→ **What to do**: Identify each line in the records below that contains the word "this", and copy it.

→ **Recorded data**:
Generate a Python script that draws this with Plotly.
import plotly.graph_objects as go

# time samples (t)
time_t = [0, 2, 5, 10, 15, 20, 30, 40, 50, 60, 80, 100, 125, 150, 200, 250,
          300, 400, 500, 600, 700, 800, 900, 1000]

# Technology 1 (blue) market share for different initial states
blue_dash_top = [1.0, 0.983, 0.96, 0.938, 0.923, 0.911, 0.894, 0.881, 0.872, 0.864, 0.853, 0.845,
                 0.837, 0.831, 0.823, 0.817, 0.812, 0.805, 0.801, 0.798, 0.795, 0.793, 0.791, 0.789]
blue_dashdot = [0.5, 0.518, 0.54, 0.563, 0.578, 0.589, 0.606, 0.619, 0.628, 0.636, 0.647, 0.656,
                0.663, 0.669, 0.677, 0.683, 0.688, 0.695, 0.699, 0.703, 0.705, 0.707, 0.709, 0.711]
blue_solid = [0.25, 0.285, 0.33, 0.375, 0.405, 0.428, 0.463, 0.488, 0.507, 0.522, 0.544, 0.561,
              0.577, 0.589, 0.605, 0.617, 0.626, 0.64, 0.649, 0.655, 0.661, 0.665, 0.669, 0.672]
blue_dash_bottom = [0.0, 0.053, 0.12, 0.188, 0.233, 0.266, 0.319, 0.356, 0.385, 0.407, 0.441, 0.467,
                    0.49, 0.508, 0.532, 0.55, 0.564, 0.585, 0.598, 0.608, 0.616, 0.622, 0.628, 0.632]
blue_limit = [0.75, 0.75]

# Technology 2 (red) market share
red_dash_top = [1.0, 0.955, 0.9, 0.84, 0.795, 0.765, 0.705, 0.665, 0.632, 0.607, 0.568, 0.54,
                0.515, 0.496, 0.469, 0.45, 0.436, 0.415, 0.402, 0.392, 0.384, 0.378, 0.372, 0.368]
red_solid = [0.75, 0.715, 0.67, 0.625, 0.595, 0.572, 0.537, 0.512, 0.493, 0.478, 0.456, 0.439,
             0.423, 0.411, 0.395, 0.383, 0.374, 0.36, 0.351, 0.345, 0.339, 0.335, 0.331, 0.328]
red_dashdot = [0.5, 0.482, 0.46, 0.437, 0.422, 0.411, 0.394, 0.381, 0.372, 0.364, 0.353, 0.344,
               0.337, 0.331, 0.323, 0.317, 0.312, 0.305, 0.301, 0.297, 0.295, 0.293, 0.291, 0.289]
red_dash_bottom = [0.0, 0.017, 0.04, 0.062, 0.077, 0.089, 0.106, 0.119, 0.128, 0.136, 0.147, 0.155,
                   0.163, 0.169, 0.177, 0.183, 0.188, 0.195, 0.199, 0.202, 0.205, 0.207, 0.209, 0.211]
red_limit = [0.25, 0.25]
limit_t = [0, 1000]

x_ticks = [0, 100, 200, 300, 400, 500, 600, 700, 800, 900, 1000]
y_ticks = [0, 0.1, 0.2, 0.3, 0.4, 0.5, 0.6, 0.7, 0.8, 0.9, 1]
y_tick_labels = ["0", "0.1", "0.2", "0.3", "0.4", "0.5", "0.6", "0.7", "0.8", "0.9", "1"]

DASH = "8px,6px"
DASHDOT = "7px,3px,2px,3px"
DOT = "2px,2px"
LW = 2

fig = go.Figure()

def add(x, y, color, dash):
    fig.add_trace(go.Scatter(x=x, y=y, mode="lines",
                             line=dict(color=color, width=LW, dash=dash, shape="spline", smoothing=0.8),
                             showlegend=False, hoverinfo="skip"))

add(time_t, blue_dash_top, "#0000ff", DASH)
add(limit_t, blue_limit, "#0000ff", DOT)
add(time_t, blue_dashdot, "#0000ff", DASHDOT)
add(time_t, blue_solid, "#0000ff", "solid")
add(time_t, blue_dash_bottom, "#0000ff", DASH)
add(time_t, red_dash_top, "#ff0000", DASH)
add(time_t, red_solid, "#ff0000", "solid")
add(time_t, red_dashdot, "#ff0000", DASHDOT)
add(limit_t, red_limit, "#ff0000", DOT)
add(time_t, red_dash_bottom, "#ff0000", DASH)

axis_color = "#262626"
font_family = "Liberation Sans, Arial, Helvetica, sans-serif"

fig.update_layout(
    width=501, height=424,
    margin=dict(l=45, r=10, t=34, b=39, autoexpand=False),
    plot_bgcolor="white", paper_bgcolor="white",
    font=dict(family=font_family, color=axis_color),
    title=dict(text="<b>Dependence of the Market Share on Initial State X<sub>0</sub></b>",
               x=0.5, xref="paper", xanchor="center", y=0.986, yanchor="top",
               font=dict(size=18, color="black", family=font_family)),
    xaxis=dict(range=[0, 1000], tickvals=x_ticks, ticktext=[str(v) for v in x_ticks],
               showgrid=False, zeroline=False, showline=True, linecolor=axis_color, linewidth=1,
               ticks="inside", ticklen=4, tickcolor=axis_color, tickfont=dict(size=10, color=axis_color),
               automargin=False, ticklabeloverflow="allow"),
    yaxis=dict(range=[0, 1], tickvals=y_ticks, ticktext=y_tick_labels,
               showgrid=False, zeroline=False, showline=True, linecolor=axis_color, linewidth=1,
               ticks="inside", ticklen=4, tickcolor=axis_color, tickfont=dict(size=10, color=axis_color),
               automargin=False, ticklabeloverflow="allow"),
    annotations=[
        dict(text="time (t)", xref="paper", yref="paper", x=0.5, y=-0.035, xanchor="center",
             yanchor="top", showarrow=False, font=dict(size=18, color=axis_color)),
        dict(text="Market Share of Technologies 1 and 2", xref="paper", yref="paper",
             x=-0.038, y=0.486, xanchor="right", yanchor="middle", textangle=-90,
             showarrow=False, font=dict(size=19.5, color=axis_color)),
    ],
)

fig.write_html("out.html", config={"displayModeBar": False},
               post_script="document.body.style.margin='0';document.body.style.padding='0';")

==

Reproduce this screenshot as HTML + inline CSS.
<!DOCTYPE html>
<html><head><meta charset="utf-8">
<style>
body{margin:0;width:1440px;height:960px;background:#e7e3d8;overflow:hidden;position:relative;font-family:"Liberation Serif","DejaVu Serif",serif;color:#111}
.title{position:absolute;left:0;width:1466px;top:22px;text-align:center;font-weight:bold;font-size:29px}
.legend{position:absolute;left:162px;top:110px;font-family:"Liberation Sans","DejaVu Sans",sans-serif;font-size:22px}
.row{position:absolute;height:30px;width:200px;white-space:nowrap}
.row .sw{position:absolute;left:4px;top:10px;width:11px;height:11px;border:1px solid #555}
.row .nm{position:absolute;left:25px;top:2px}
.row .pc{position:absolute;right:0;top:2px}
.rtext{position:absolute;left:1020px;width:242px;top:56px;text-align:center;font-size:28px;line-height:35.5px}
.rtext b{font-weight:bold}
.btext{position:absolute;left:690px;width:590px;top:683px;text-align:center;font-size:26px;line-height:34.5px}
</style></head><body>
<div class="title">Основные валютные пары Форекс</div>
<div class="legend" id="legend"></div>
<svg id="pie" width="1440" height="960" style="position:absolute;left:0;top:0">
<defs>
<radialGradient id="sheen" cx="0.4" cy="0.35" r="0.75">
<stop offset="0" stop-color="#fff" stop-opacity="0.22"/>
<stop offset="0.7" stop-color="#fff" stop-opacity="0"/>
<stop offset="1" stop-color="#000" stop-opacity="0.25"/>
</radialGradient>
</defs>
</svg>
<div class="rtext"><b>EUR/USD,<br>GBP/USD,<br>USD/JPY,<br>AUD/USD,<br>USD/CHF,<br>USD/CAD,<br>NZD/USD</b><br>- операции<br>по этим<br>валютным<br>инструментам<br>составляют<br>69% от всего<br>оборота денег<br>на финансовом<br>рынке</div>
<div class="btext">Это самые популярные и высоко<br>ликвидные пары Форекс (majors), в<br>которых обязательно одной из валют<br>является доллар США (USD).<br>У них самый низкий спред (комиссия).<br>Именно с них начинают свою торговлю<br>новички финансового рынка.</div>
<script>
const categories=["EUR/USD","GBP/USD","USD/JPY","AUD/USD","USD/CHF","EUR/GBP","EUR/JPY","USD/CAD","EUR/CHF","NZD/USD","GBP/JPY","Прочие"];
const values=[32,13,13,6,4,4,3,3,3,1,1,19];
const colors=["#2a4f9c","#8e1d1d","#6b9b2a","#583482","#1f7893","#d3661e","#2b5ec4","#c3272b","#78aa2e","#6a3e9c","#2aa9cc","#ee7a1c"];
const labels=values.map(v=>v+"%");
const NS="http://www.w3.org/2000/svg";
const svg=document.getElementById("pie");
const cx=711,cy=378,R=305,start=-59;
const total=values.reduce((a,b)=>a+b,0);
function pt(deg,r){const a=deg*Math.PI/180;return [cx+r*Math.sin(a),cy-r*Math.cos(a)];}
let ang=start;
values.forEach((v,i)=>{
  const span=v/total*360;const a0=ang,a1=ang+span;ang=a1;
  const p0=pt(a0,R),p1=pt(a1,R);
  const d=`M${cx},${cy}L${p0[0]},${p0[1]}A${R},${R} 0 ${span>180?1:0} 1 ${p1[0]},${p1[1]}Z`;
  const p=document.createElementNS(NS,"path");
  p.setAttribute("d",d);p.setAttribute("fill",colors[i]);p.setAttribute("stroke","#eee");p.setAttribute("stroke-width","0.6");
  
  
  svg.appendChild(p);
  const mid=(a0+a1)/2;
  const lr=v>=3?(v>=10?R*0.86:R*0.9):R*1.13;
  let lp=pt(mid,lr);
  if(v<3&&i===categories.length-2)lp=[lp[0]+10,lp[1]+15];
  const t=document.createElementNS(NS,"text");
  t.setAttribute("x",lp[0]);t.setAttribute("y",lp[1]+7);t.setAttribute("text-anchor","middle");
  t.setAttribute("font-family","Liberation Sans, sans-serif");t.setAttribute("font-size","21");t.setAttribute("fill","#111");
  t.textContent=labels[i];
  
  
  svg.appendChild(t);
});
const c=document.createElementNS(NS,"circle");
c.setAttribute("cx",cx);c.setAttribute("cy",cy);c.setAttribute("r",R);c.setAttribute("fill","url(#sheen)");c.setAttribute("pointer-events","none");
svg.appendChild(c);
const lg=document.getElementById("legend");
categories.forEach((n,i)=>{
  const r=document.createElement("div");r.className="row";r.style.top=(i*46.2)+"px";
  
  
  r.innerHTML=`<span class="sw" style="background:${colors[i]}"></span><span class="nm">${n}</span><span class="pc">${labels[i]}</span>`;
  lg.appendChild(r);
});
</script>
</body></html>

→ **Solved exercise**:
Generate a Python script that draws this with Plotly.
Reproduce this screenshot as HTML + inline CSS.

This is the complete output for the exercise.